A #NextChat question posed earlier this week (along with some virtual commencement speeches) got me thinking about the lessons I've learned in 20 years of corporate life. As seniors navigate the disappointment of proms and graduations lost and young professionals seek entry into an economically compromised corporate world, I figured I would reflect.
Early in my career I was all effort and no theory. I worked tirelessly for 12 hours daily. I took on any project offered me. I was the first to show up and the last to leave. I succeeded and failed. I experienced glory and disappointment. I networked and learned how to utilize technology and played the political game of moving up the ladder. I was uncompromisingly determined and insanely annoying. I wanted everyone to know how smart I was and I would stop at nothing to mention it (directly) to everyone. My heart was in the right place, but my "motivation" looked more like nervous energy.
Do Your Fighting In The Ring
I see it every day in the workplace. Employees who are new to the company that are hell bent on announcing their arrival. This is done through asking multiple leading questions in team meetings (to show off how smart you are), sharing articles you've found on topics of interest (to show how resourceful you are) and reply to all emails across the organization (so everyone knows that you have keen insight). Almost 100% of the people who are loudest in their on-boarding training class are searching for a new job within a year.
I've been in sales my entire career. The skill set of the sales professional is not synonymous with patience. We are extroverted and action oriented. Some of us were even taught that hearing "no" was a way to advancing the conversation (side note: most sales training sucks).
At a certain point in my career my emotional intelligence started to override my ego. I learned to have conversations with people at the level of their peers. People hate sales people, they also love to share with people they trust.
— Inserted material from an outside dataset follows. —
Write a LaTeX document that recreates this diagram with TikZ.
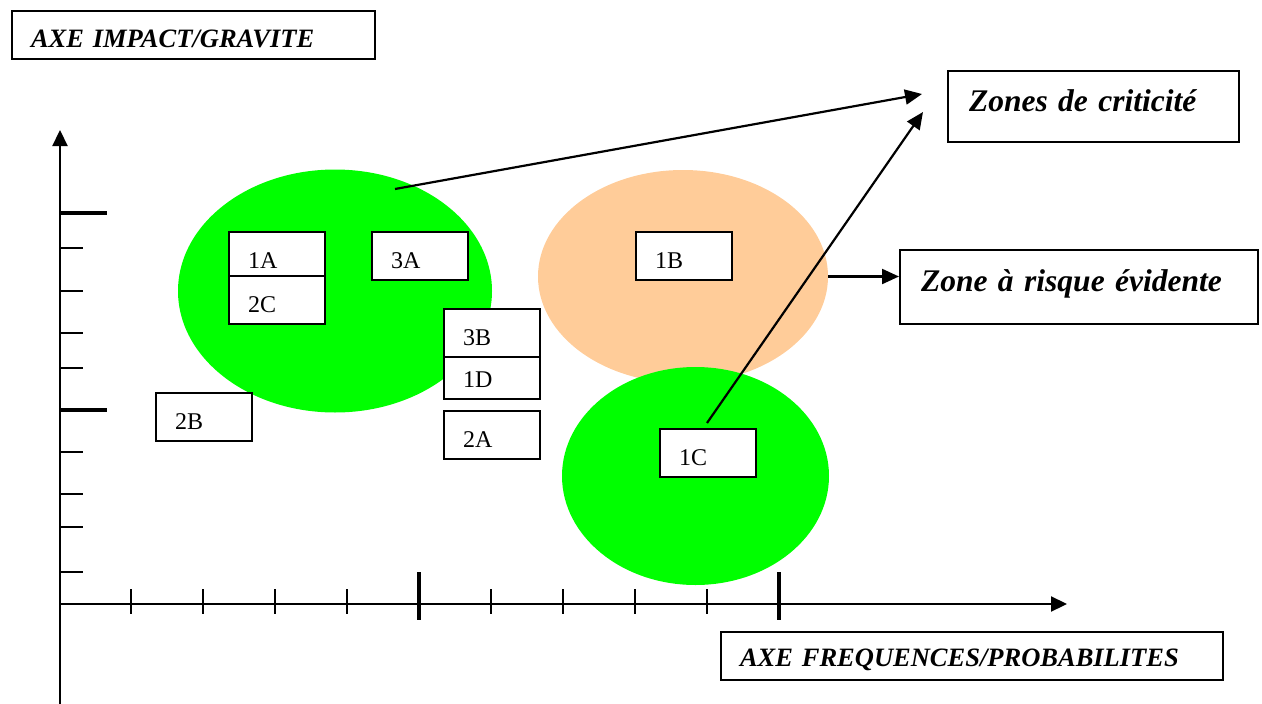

The greatest compliment I can receive from anyone is: you're not like most sales people I've met.
Question Your Motives
It is difficult to do, but bringing self analysis to everything you do is of massive importance. With every action you take, you have to ask yourself, "am I doing this because there is an authentic intent or am I just trying to impress others?" Far too often the answer tends toward the latter but we program ourselves to ignore it. We can't imagine not being seen, especially when others around us are being recognized with pageantry. If you are working for a trophy, you are in it for the wrong reasons.
Self confidence is an act of personal security based in divine introversion. Listening is more important than talking. Leadership is an act of servitude. It is far more important to recognize than to be recognized. We must learn to be humble in victory and accountable in defeat.